Like an Egyptian Pharaoh, if General Motors and/or Chrysler had expired last year, they would have taken many of their servants—including rubber automotive component makers—to the grave with them.
Thanks to government intervention, both companies remain alive today, as do most of their suppliers. Alive, but at a great cost, and still on life support.
On the anniversary of the bailout, the Obama administration is seeking validation, and better poll numbers, for actions it claims kept 1.1 million jobs from disappearing. In fact, with jobs a critical issue of the long, slow recovery, the White House is touting the addition of 55,000 employees by the auto makers since the two bankruptcies, with another 11,000 expected for the rest of the year.
Numbers are highly suspect, especially the “woulda, coulda” kind, like possible job losses if GM and Chrysler had folded. Especially in an election year.
But anyone with a stake in the automotive supplier industry knows the disaster the disappearance of two Detroit auto makers would cause. No company survives without customers.

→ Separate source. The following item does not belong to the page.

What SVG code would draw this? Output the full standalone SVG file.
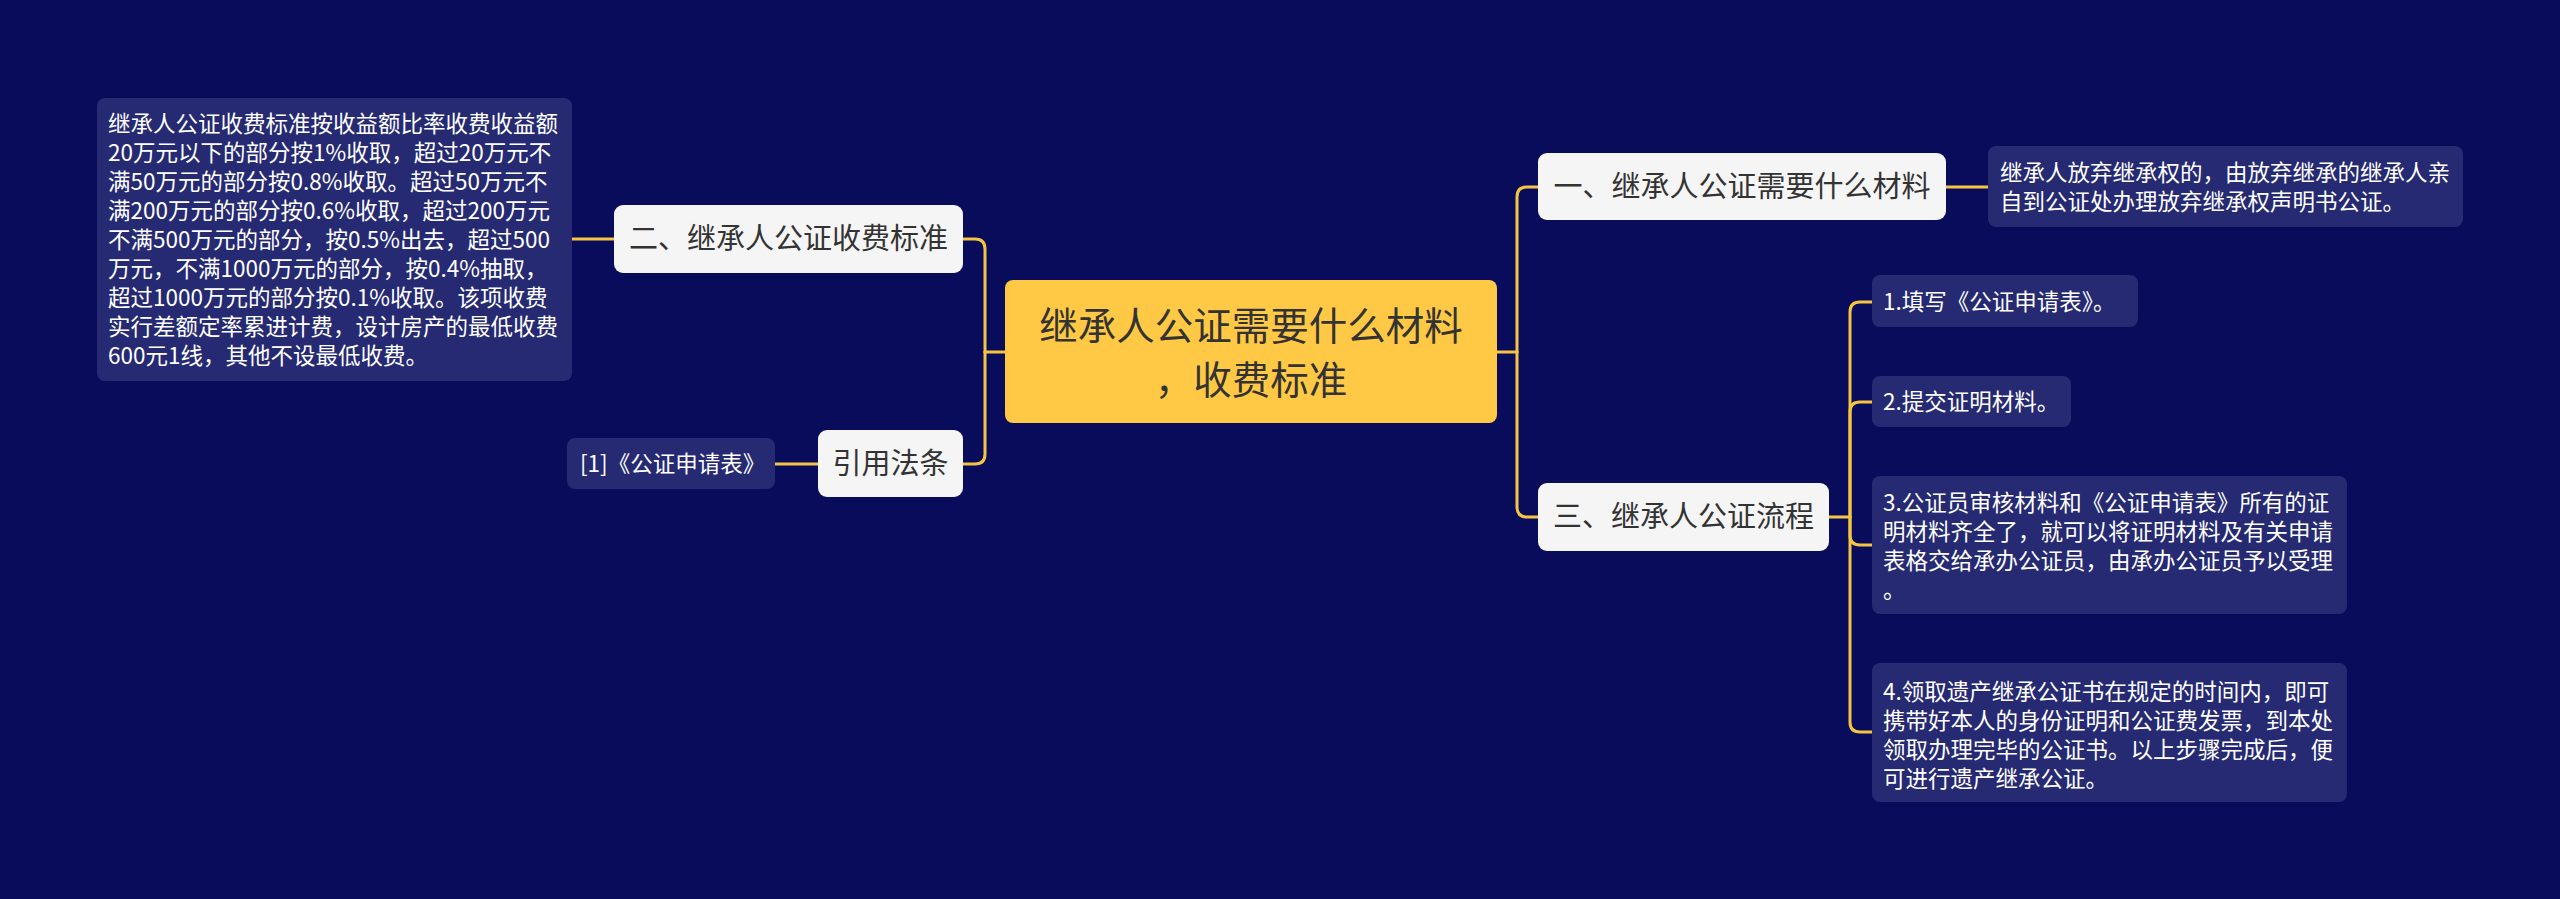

The most important question is, where are these auto makers now headed? Is prosperity around the corner, a real recovery, or are government props the only thing holding up GM and Chrysler?
Some of the verifiable news is good. Both companies have paid back some of their massive government loans, GM $6.7 billion and Chrysler $4 billion. Later this year GM is expected to make an initial public offering, and Chrysler may do the same in 2011. That could help the taxpayers recover some of the $50 billion poured into GM, and $15 billion spent to save Chrysler.

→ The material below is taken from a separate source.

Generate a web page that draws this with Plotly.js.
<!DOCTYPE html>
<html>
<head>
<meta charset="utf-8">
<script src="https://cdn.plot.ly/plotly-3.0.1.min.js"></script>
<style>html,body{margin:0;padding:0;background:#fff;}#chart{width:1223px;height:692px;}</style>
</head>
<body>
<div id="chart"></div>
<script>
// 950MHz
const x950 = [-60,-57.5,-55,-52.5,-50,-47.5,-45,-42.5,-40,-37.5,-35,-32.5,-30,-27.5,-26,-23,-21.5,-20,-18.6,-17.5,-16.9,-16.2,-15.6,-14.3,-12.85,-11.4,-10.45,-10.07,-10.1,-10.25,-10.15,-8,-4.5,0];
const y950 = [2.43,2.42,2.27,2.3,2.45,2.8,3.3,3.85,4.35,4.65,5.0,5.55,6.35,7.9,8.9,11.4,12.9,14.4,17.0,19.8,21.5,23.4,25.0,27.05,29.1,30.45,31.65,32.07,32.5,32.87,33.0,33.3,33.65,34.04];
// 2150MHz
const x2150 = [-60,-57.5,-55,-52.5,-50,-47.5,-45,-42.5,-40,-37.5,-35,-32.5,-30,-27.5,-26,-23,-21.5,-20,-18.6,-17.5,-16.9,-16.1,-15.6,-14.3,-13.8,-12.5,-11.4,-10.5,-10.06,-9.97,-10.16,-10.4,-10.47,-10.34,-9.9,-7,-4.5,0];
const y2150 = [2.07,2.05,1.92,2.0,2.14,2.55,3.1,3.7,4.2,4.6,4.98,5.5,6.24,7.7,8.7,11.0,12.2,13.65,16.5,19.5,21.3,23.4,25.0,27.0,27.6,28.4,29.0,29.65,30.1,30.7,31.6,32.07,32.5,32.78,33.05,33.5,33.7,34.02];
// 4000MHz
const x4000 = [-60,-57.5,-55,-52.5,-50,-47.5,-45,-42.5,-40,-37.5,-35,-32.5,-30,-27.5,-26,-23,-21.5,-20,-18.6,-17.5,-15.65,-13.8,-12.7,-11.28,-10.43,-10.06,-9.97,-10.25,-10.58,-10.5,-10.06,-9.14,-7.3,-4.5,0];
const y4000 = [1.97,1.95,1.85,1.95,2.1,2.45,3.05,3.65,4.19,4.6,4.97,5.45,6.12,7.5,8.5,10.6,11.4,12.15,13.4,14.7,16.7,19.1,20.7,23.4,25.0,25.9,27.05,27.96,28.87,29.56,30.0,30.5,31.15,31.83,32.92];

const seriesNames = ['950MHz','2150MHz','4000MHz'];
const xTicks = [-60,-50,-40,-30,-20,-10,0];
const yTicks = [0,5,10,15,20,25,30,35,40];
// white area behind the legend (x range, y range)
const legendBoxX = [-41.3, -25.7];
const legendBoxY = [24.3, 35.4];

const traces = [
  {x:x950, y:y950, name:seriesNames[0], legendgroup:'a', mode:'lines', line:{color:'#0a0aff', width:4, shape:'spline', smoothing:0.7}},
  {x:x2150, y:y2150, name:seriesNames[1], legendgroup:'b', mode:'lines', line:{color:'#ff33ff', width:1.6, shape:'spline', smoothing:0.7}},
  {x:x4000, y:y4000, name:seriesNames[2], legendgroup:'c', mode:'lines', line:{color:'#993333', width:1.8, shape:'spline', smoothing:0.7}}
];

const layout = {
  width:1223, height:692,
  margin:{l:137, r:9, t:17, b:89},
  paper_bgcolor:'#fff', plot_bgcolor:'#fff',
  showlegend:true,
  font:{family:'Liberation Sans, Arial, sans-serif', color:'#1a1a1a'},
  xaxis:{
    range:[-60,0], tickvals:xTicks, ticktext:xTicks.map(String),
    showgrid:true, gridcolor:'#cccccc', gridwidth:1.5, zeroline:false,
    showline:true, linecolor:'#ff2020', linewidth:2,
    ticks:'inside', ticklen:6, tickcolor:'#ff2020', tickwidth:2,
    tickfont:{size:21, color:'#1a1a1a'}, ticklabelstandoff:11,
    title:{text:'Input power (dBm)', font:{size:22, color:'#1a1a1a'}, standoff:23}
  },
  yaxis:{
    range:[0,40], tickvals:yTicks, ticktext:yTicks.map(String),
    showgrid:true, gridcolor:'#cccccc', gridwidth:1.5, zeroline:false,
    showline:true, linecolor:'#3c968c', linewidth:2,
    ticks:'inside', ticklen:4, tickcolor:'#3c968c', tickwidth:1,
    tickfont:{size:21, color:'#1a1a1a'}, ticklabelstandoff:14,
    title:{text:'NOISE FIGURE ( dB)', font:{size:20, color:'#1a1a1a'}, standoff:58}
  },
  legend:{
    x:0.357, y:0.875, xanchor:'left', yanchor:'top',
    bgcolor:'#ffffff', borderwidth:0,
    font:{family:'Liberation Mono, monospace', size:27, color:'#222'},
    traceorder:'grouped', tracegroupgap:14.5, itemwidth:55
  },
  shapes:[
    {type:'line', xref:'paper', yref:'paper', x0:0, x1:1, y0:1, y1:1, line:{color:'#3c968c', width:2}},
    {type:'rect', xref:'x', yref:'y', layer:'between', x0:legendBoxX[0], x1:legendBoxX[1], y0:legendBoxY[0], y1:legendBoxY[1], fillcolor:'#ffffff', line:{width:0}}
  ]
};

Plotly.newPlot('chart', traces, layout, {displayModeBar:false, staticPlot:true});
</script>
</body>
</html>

The big unknown, and what automotive rubber component makers must be most concerned about, is if the two auto firms will capture the public's fancy with new products. We'll see how that goes with the 2011 Chevy Volt, the plug-in electric car with a 40-mile range and a $41,000 price tag. It is creating buzz, and that's encouraging.
There's no reason for a big celebration of the “new” GM and Chrysler on their first anniversary. There is reason for quiet optimism.